Language and region support for the Speech Services

Different languages are supported for different Speech Services functions. The following tables summarize language support.

Speech-to-text

The Microsoft speech recognition API supports the following languages. Different levels of customization are available for each language.

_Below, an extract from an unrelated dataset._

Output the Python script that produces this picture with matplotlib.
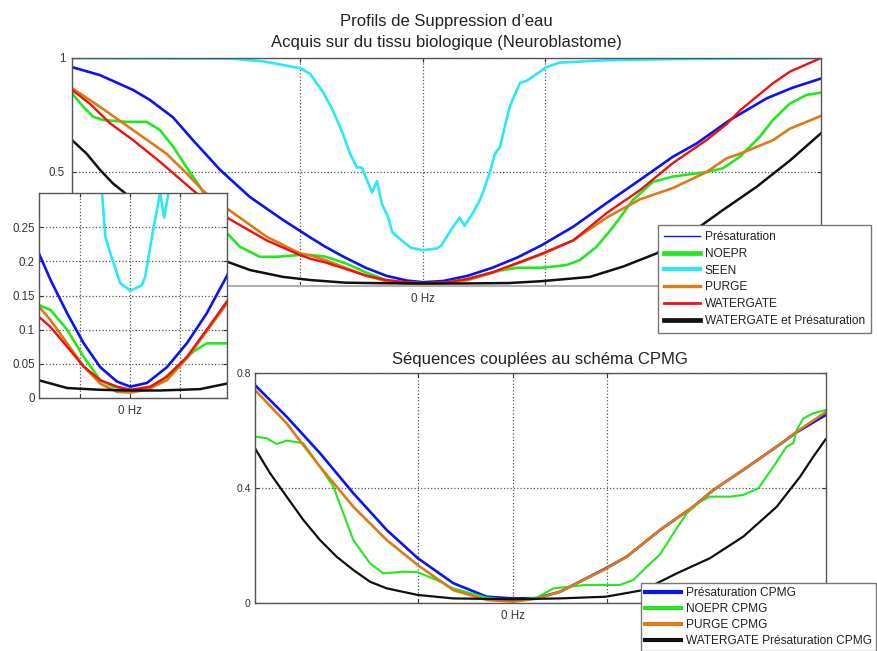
import matplotlib
matplotlib.use("Agg")
import matplotlib.pyplot as plt
from matplotlib.lines import Line2D

plt.rcParams["font.family"] = ["Liberation Sans", "DejaVu Sans"]

# ---------------------------------------------------------------------------
# Water suppression profiles on biological tissue (frequency offset in Hz)
# ---------------------------------------------------------------------------
presat_f = [-2865, -2637, -2367, -2229, -2041, -1878, -1657, -1412, -1143, -917,
            -800, -633, -467, -300, -133, 0, 167, 367, 567, 767, 967, 1227,
            1500, 1771, 2041, 2234, 2506, 2806, 3020, 3250]
presat_v = [0.96, 0.925, 0.86, 0.816, 0.74, 0.64, 0.51, 0.39, 0.29, 0.212,
            0.173, 0.124, 0.08, 0.045, 0.024, 0.0166, 0.022, 0.045, 0.08, 0.124,
            0.178, 0.26, 0.364, 0.465, 0.567, 0.625, 0.728, 0.823, 0.87, 0.91]

noepr_f = [-2865, -2773, -2692, -2610, -2419, -2256, -2147, -2038, -1929, -1820,
           -1600, -1494, -1331, -1194, -1004, -917, -800, -633, -467, -300,
           -167, 0, 167, 333, 500, 633, 767, 967, 1173, 1282, 1418, 1554, 1714,
           1878, 2041, 2316, 2449, 2588, 2751, 2857, 2996, 3132, 3250]
noepr_v = [0.845, 0.786, 0.742, 0.728, 0.72, 0.72, 0.684, 0.61, 0.52, 0.435,
           0.232, 0.172, 0.128, 0.128, 0.136, 0.136, 0.129, 0.10, 0.06, 0.026,
           0.0166, 0.012, 0.013, 0.028, 0.05, 0.068, 0.08, 0.08, 0.092, 0.114,
           0.172, 0.26, 0.377, 0.457, 0.48, 0.50, 0.516, 0.567, 0.655, 0.728,
           0.80, 0.838, 0.848]

seen_f = [-2865, -1550, -1300, -1000, -920, -815, -735, -655, -595, -540, -500,
          -415, -375, -335, -283, -250, -200, -100, 0, 117, 150, 233, 300, 340,
          383, 408, 465, 490, 547, 588, 629, 669, 710, 792, 847, 1010, 1118,
          1500, 2000, 3250]
seen_v = [1.0, 0.997, 0.985, 0.955, 0.93, 0.85, 0.77, 0.67, 0.58, 0.52, 0.52,
          0.41, 0.46, 0.36, 0.30, 0.236, 0.212, 0.168, 0.157, 0.165, 0.178,
          0.249, 0.30, 0.264, 0.30, 0.32, 0.377, 0.41, 0.50, 0.58, 0.61, 0.70,
          0.79, 0.89, 0.90, 0.96, 0.98, 0.99, 0.995, 1.0]

purge_f = [-2865, -2637, -2367, -2093, -1929, -1788, -1600, -1276, -1004, -917,
           -800, -633, -467, -300, -133, 0, 167, 367, 567, 767, 967, 1227, 1500,
           1771, 2043, 2316, 2479, 2588, 2860, 2996, 3250]
purge_v = [0.868, 0.786, 0.684, 0.58, 0.494, 0.414, 0.34, 0.216, 0.143, 0.134,
           0.114, 0.08, 0.046, 0.021, 0.009, 0.008, 0.012, 0.026, 0.058, 0.098,
           0.138, 0.20, 0.30, 0.38, 0.43, 0.50, 0.56, 0.58, 0.64, 0.69, 0.746]

watergate_f = [-2865, -2720, -2555, -2367, -2147, -1878, -1600, -1276, -1004,
               -917, -800, -633, -467, -300, -133, 0, 200, 367, 567, 767, 967,
               1227, 1500, 1771, 2043, 2316, 2479, 2588, 2860, 2996, 3250]
watergate_v = [0.86, 0.80, 0.714, 0.64, 0.545, 0.42, 0.30, 0.20, 0.136, 0.119,
               0.104, 0.075, 0.046, 0.026, 0.0166, 0.012, 0.0166, 0.031, 0.06,
               0.10, 0.141, 0.20, 0.32, 0.42, 0.54, 0.64, 0.71, 0.77, 0.89,
               0.94, 1.0]

wg_presat_f = [-2865, -2745, -2637, -2531, -2447, -2000, -1600, -1412, -1143,
               -917, -633, -300, 0, 300, 700, 967, 1363, 1633, 1908, 2180, 2449,
               2724, 2996, 3250]
wg_presat_v = [0.64, 0.58, 0.51, 0.45, 0.414, 0.22, 0.107, 0.07, 0.04, 0.026,
               0.0146, 0.012, 0.011, 0.011, 0.013, 0.021, 0.04, 0.085, 0.143,
               0.23, 0.333, 0.435, 0.55, 0.67]

# ---------------------------------------------------------------------------
# Sequences coupled with the CPMG scheme
# ---------------------------------------------------------------------------
presat_cpmg_f = [-2727, -2392, -2039, -1687, -1333, -1005, -629, -275, 0, 254,
                 500, 987, 1206, 1559, 1911, 2123, 2440, 2794, 3005, 3312]
presat_cpmg_v = [0.759, 0.649, 0.522, 0.383, 0.255, 0.157, 0.07, 0.023, 0.017,
                 0.018, 0.04, 0.122, 0.162, 0.255, 0.336, 0.394, 0.464, 0.545,
                 0.595, 0.655]

noepr_cpmg_f = [-2727, -2603, -2497, -2392, -2216, -2039, -1898, -1792, -1687,
                -1510, -1369, -1158, -1005, -804, -629, -275, 0, 254, 430, 783,
                1135, 1276, 1418, 1559, 1700, 1841, 1982, 2088, 2300, 2440, 2599,
                2758, 2899, 2969, 3005, 3075, 3181, 3312]
noepr_cpmg_v = [0.58, 0.574, 0.554, 0.566, 0.557, 0.475, 0.406, 0.313, 0.22,
                0.139, 0.104, 0.11, 0.108, 0.081, 0.052, 0.02, 0.01, 0.02, 0.052,
                0.064, 0.064, 0.081, 0.127, 0.17, 0.243, 0.313, 0.353, 0.371,
                0.371, 0.377, 0.40, 0.475, 0.545, 0.557, 0.603, 0.643, 0.661,
                0.672]

purge_cpmg_f = [-2727, -2392, -2039, -1687, -1333, -1005, -629, -275, 0, 254,
                500, 987, 1206, 1559, 1911, 2123, 2440, 2794, 3005, 3312]
purge_cpmg_v = [0.742, 0.626, 0.475, 0.336, 0.22, 0.133, 0.046, 0.0115, 0.006,
                0.016, 0.04, 0.12, 0.162, 0.255, 0.336, 0.394, 0.464, 0.545,
                0.597, 0.665]

wg_presat_cpmg_f = [-2727, -2567, -2392, -2216, -2039, -1863, -1687, -1510,
                    -1333, -1005, -629, 0, 500, 987, 1382, 1735, 2088, 2440,
                    2794, 3040, 3181, 3312]
wg_presat_cpmg_v = [0.539, 0.452, 0.371, 0.29, 0.22, 0.162, 0.116, 0.075, 0.052,
                    0.029, 0.017, 0.014, 0.017, 0.023, 0.046, 0.104, 0.157,
                    0.232, 0.336, 0.44, 0.51, 0.571]

main_labels = ["Présaturation", "NOEPR", "SEEN", "PURGE", "WATERGATE",
               "WATERGATE et Présaturation"]
cpmg_labels = ["Présaturation CPMG", "NOEPR CPMG", "PURGE CPMG",
               "WATERGATE Présaturation CPMG"]

BLUE, GREEN, CYAN, ORANGE, RED, BLACK = ("#0a14f0", "#22e81e", "#2ae8f8",
                                         "#dc7a18", "#f01010", "#101010")

main_series = [
    (presat_f, presat_v, BLUE, 1.9),
    (noepr_f, noepr_v, GREEN, 1.9),
    (seen_f, seen_v, CYAN, 1.9),
    (purge_f, purge_v, ORANGE, 1.9),
    (watergate_f, watergate_v, RED, 1.7),
    (wg_presat_f, wg_presat_v, BLACK, 1.8),
]
cpmg_series = [
    (presat_cpmg_f, presat_cpmg_v, BLUE, 1.9),
    (noepr_cpmg_f, noepr_cpmg_v, GREEN, 1.5),
    (purge_cpmg_f, purge_cpmg_v, ORANGE, 1.9),
    (wg_presat_cpmg_f, wg_presat_cpmg_v, BLACK, 1.6),
]

W, H = 877, 651
fig = plt.figure(figsize=(W / 100, H / 100), dpi=100)


def px_rect(x0, y0, x1, y1):
    return [x0 / W, 1 - y1 / H, (x1 - x0) / W, (y1 - y0) / H]


def style(ax, labelsize=8.3):
    ax.tick_params(direction="in", length=3, width=0.8, top=True, right=True,
                   labelsize=labelsize, colors="#333333", pad=5)
    ax.grid(True, linestyle=":", color="#555555", linewidth=0.9)
    for s in ax.spines.values():
        s.set_color("#555555")
        s.set_linewidth(1.0)


def add_legend(axis, handles, labels, x0, y0, pad, spacing):
    lg = axis.legend(handles, labels, loc="upper left",
                     bbox_to_anchor=(x0 / W, 1 - y0 / H),
                     bbox_transform=fig.transFigure, borderaxespad=0,
                     fontsize=8.6, frameon=True, fancybox=False, framealpha=1,
                     edgecolor="#777777", handlelength=3.0, handletextpad=0.42,
                     labelspacing=spacing, borderpad=pad)
    lg.get_frame().set_linewidth(1.0)
    for t in lg.get_texts():
        t.set_color("#222222")
    return lg


# Main profile axes
ax = fig.add_axes(px_rect(72, 58, 821, 286))
for f, v, c, lw in main_series:
    ax.plot(f, v, color=c, lw=lw, solid_joinstyle="round")
ax.set_xlim(-2865, 3250)
ax.set_ylim(0, 1)
ax.set_xticks([-1000, 0, 1000])
ax.set_xticklabels(["", "0 Hz", ""])
ax.set_yticks([0, 0.5, 1])
ax.set_yticklabels(["0", "0.5", "1"])
style(ax)
ax.spines["bottom"].set_color("#b0b0b0")
ax.spines["bottom"].set_linewidth(1.5)
ax.set_title("Profils de Suppression d\u2019eau\n"
             "Acquis sur du tissu biologique (Neuroblastome)",
             fontsize=12, pad=8, linespacing=1.5, color="#222222")

main_handles = [Line2D([], [], color=c, lw=w) for c, w in
                zip([BLUE, GREEN, CYAN, ORANGE, RED, BLACK],
                    [1.0, 3.4, 3.0, 2.4, 2.0, 3.4])]
add_legend(ax, main_handles, main_labels, 658, 225, 0.5, 0.4)

# Zoomed inset around 0 Hz
axi = fig.add_axes(px_rect(39, 193, 227, 398))
for f, v, c, lw in main_series:
    axi.plot(f, v, color=c, lw=lw, solid_joinstyle="round")
axi.set_xlim(-915, 970)
axi.set_ylim(0, 0.3)
axi.set_xticks([-500, 0, 500])
axi.set_xticklabels(["", "0 Hz", ""])
axi.set_yticks([0, 0.05, 0.1, 0.15, 0.2, 0.25])
axi.set_yticklabels(["0", "0.05", "0.1", "0.15", "0.2", "0.25"])
style(axi)
axi.tick_params(axis="y", pad=3)

# CPMG axes
axc = fig.add_axes(px_rect(255, 373.3, 825.7, 603.3))
for f, v, c, lw in cpmg_series:
    axc.plot(f, v, color=c, lw=lw, solid_joinstyle="round")
axc.set_xlim(-2727, 3312)
axc.set_ylim(0, 0.8)
axc.set_xticks([-1000, 0, 1000])
axc.set_xticklabels(["", "0 Hz", ""])
axc.set_yticks([0, 0.4, 0.8])
axc.set_yticklabels(["0", "0.4", "0.8"])
style(axc)
axc.tick_params(axis="y", labelsize=7.5, pad=3)
axc.set_title("Séquences couplées au schéma CPMG", fontsize=12, pad=7,
              color="#222222")

cpmg_handles = [Line2D([], [], color=c, lw=w) for c, w in
                zip([BLUE, GREEN, ORANGE, BLACK], [3.0, 3.0, 3.0, 3.0])]
add_legend(axc, cpmg_handles, cpmg_labels, 641, 582.7, 0.35, 0.34)

fig.savefig("out.png", dpi=100)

Code Language Acoustic adaptation Language adaptation Pronunciation adaptation
ar-EG Arabic (Egypt), modern standard No Yes No
ca-ES Catalan (Spain) No No No
da-DK Danish (Denmark) No No No
de-DE German (Germany) Yes Yes No
en-AU English (Australia) No Yes Yes
en-CA English (Canada) No Yes Yes
en-GB English (United Kingdom) No Yes Yes
en-IN English (India) Yes Yes Yes
en-NZ English (New Zealand) No Yes Yes
en-US English (United States) Yes Yes Yes
es-ES Spanish (Spain) Yes Yes No
es-MX Spanish (Mexico) No Yes No
fi-FI Finnish (Finland) No No No
fr-CA French (Canada) No Yes No
fr-FR French (France) Yes Yes No
hi-IN Hindi (India) No Yes No
it-IT Italian (Italy) Yes Yes No
ja-JP Japanese (Japan) No Yes No
ko-KR Korean (Korea) No Yes No
nb-NO Norwegian (Bokmål) (Norway) No No No
nl-NL Dutch (Netherlands) No Yes No
pl-PL Polish (Poland) No No No
pt-BR Portuguese (Brazil) Yes Yes No
pt-PT Portuguese (Portugal) No Yes No
ru-RU Russian (Russia) Yes Yes No
sv-SE Swedish (Sweden) No No No
zh-CN Chinese (Mandarin, simplified) Yes Yes No
zh-HK Chinese (Cantonese, Traditional) No Yes No
zh-TW Chinese (Taiwanese Mandarin) No Yes No
th-TH Thai (Thailand) No No No

Text-to-speech

The text-to-speech REST API supports these voices, each of which supports a specific language and dialect, identified by locale.

Important

Pricing varies for standard, custom and neural voices. Please visit the Pricing page for additional information.

Neural voices (Preview)

Neural text-to-speech is a new type of speech synthesis powered by deep neural networks. When using a neural voice, synthesized speech is nearly indistinguishable from the human recordings.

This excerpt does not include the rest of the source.